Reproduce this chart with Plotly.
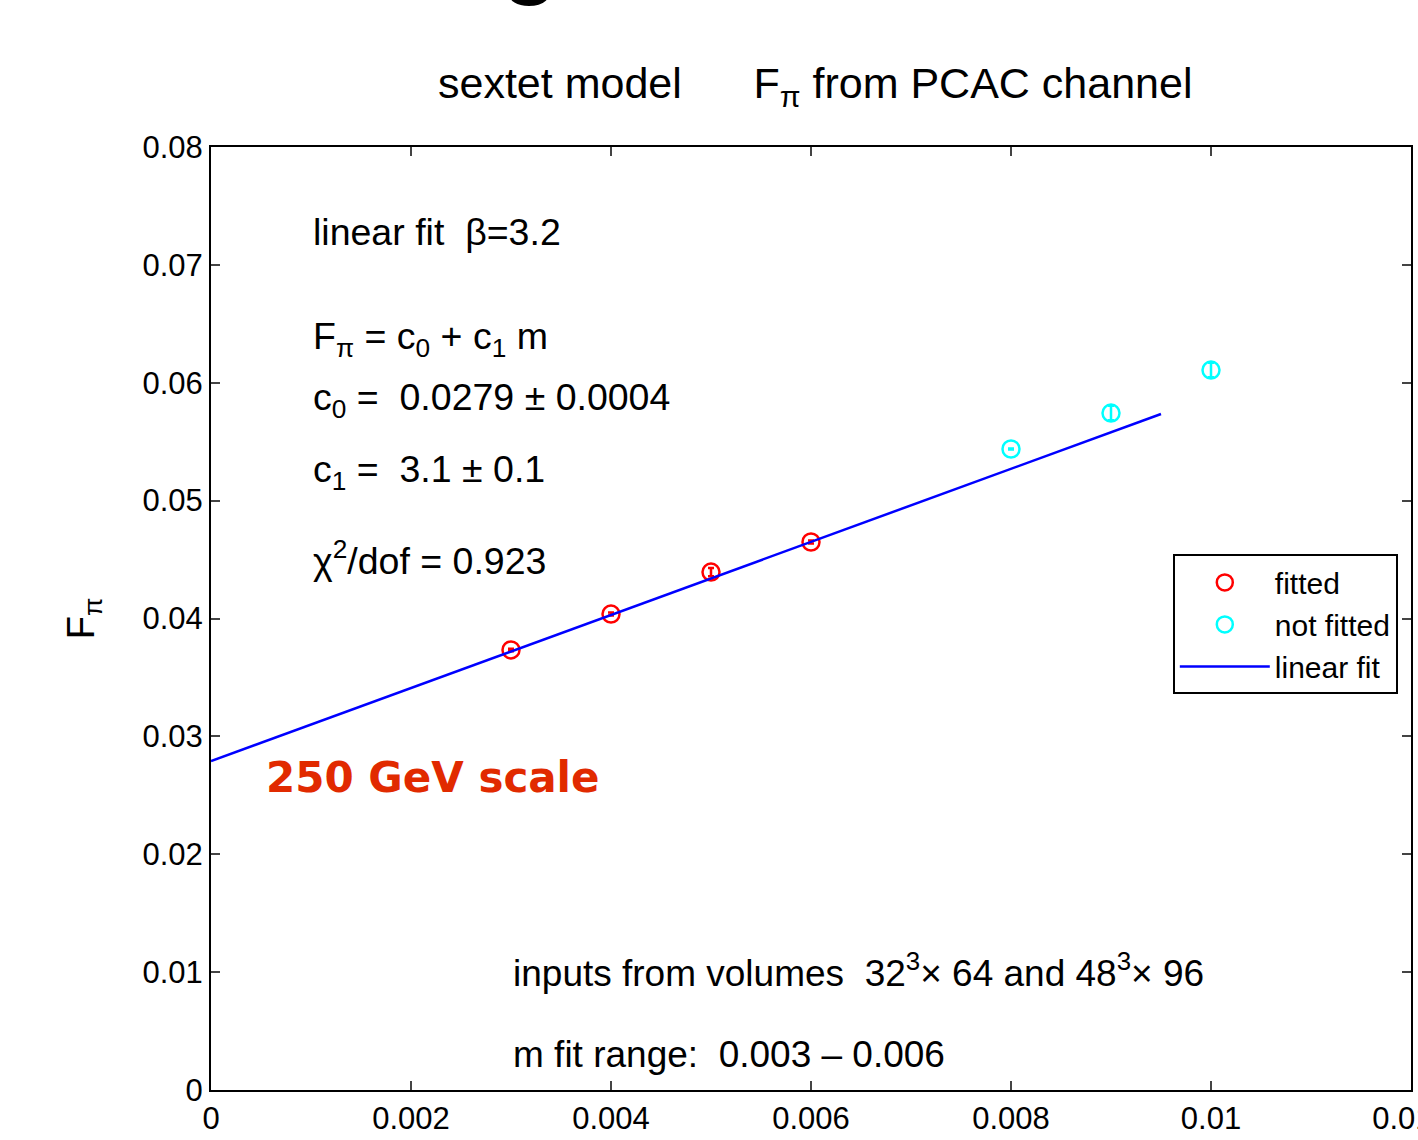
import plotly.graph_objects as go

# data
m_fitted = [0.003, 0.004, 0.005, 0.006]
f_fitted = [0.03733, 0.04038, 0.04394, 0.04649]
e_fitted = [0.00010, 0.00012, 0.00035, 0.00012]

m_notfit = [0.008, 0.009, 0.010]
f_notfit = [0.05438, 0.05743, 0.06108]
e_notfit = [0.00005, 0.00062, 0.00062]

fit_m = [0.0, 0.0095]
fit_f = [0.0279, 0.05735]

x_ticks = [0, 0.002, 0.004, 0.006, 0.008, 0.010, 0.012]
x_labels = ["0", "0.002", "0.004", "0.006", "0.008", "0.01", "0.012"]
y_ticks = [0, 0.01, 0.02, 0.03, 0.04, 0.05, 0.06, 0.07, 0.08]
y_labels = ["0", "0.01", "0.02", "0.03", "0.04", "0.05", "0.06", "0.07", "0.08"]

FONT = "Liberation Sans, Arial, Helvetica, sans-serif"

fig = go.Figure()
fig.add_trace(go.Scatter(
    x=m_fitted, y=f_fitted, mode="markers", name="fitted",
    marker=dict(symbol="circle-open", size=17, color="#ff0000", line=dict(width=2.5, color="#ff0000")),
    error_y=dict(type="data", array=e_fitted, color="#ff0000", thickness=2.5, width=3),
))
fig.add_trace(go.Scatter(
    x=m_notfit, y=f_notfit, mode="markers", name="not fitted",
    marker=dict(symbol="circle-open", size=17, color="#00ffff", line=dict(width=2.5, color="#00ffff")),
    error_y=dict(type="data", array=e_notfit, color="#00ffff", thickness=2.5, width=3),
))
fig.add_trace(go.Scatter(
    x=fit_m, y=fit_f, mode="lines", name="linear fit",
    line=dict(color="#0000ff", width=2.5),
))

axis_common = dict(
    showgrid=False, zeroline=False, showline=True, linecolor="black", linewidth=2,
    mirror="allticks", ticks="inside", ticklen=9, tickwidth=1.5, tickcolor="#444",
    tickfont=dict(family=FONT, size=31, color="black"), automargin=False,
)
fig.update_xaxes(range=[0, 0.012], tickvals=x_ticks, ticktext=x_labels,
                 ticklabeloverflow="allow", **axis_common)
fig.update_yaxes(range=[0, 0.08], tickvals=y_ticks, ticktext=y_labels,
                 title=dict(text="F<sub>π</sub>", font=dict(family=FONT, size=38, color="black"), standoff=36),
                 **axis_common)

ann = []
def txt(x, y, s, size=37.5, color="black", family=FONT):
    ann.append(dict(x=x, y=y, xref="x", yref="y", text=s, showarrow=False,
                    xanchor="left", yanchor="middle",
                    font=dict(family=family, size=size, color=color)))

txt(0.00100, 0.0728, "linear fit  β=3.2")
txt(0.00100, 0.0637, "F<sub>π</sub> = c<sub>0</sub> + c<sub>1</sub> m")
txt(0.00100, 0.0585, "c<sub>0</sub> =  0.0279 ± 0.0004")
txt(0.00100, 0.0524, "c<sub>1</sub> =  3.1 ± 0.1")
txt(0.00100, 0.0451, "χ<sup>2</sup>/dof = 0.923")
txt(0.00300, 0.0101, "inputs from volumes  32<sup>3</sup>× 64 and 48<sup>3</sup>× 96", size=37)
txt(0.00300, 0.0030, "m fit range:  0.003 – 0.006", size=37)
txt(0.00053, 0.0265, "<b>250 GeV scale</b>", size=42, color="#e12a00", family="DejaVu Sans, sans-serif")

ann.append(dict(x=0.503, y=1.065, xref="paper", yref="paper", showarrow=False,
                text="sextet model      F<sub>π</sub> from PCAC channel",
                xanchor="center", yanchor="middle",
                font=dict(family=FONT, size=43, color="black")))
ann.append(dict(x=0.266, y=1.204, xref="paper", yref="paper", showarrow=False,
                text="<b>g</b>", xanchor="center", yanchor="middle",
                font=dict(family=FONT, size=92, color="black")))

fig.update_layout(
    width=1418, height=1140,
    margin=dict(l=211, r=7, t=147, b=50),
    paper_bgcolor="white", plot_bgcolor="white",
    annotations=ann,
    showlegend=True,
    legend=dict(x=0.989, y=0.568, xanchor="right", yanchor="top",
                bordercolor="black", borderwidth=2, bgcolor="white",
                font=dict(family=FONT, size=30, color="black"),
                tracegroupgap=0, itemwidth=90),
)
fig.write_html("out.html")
-=-=-
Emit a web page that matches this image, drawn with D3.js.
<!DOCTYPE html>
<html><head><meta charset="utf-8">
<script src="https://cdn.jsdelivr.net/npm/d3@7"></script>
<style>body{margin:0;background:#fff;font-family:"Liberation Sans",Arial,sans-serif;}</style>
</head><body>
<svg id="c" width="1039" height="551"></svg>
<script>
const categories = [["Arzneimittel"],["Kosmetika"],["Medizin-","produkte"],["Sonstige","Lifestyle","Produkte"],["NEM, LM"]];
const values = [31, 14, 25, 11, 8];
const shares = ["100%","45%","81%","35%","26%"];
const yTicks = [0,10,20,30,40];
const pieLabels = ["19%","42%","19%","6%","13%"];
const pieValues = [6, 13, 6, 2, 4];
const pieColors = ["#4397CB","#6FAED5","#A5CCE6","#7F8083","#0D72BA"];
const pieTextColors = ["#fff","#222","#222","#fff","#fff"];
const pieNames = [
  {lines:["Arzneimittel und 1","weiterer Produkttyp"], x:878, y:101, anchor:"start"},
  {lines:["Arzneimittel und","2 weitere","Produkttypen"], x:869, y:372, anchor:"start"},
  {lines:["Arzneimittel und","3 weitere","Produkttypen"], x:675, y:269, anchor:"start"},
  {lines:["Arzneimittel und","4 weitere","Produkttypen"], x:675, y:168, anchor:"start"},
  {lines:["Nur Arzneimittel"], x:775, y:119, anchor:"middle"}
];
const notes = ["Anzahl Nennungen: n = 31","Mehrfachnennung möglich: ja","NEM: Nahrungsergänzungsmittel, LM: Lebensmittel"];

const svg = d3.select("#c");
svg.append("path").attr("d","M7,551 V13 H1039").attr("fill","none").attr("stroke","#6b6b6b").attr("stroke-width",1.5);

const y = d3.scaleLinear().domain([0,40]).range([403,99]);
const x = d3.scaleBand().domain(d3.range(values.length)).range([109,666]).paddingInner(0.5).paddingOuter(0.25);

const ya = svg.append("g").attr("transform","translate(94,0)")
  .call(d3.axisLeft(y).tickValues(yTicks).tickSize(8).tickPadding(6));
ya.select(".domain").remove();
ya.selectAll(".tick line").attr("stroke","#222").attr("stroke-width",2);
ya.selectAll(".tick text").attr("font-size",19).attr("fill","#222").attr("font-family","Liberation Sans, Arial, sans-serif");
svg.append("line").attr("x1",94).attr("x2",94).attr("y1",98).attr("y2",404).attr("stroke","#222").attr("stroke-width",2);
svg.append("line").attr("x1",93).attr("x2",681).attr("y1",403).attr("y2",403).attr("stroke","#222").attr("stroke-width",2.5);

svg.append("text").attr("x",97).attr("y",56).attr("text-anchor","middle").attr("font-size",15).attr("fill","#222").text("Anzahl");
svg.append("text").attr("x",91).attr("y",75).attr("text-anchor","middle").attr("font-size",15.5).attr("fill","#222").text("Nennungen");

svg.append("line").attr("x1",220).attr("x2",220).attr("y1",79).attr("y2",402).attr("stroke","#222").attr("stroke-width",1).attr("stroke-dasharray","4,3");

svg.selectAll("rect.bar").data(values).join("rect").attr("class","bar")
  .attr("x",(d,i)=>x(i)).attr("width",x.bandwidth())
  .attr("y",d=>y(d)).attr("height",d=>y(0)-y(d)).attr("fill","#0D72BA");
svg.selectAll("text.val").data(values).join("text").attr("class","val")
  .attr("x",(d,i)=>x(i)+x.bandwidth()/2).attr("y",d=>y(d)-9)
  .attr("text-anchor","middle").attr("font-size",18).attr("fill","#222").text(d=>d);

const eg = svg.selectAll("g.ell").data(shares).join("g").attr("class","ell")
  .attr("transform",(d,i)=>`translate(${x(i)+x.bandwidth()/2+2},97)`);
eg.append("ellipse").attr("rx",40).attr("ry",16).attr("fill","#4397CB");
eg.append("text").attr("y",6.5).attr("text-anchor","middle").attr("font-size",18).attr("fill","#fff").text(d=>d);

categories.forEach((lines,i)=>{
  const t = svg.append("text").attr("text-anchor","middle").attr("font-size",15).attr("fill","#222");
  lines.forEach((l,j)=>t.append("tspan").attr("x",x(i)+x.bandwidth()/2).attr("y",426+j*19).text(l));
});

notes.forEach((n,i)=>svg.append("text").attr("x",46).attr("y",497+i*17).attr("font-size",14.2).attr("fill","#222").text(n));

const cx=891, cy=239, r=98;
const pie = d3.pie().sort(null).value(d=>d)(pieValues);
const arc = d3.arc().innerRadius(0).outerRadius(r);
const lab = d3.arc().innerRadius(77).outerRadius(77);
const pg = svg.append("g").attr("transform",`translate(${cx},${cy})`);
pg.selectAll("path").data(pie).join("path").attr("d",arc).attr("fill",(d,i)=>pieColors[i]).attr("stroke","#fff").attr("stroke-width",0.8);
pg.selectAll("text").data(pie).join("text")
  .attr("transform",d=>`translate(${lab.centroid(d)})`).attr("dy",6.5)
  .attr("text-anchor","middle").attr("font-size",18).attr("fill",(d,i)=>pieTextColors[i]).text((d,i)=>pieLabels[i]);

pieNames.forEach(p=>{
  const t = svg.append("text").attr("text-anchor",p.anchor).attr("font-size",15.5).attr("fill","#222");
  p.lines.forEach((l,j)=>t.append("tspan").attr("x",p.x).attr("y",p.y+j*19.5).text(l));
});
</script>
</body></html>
-=-=-
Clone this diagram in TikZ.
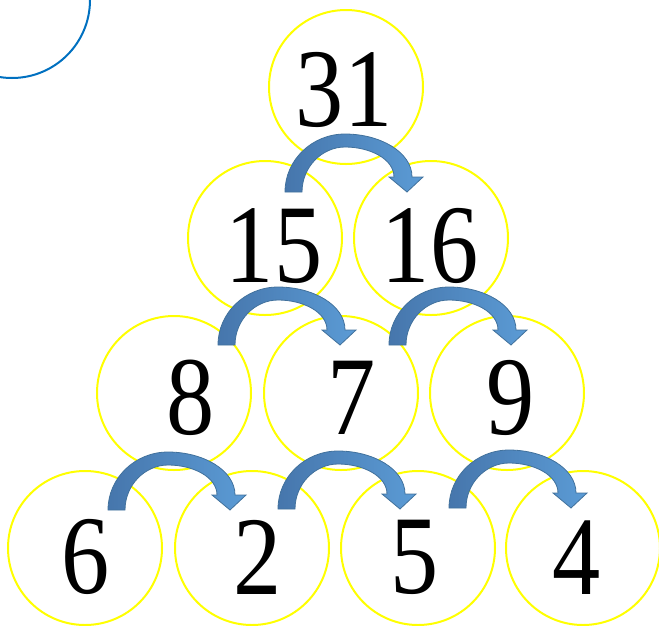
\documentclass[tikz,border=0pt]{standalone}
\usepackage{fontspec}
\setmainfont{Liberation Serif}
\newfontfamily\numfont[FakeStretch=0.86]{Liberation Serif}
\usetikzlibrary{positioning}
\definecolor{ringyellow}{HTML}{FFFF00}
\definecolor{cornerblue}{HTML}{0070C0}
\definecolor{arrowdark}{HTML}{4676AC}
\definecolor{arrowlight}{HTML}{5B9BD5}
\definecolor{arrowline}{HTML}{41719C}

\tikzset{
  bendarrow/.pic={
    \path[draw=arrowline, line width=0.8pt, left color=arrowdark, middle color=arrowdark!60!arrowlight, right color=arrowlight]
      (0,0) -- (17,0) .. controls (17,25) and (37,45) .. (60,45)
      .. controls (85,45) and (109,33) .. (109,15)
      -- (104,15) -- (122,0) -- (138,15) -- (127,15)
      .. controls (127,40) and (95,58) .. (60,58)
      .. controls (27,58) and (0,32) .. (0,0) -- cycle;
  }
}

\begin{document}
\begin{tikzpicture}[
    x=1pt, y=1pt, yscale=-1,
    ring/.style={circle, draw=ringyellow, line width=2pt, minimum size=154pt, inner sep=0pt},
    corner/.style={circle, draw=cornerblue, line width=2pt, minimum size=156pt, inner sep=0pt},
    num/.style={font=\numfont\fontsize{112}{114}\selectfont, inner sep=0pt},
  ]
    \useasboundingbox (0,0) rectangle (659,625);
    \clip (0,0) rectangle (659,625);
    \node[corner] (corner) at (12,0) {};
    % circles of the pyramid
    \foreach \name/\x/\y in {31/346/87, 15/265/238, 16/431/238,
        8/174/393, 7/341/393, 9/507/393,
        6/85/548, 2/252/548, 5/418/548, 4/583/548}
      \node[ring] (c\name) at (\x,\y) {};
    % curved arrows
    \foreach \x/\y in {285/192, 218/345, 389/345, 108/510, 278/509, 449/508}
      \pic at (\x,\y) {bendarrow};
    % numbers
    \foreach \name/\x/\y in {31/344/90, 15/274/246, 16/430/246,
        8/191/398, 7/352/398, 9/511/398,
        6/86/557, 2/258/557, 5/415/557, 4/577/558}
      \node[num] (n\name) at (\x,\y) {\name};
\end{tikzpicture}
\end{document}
-=-=-
- [Requirements] Using the data above, copy exactly the lines from the one containing "Reproduce this chart with Plotly." to the one containing "fit_f = [0.0279, 0.05735]", inclusive. Exclude the pictures.

- [Response for this exercise]
Reproduce this chart with Plotly.
import plotly.graph_objects as go

# data
m_fitted = [0.003, 0.004, 0.005, 0.006]
f_fitted = [0.03733, 0.04038, 0.04394, 0.04649]
e_fitted = [0.00010, 0.00012, 0.00035, 0.00012]

m_notfit = [0.008, 0.009, 0.010]
f_notfit = [0.05438, 0.05743, 0.06108]
e_notfit = [0.00005, 0.00062, 0.00062]

fit_m = [0.0, 0.0095]
fit_f = [0.0279, 0.05735]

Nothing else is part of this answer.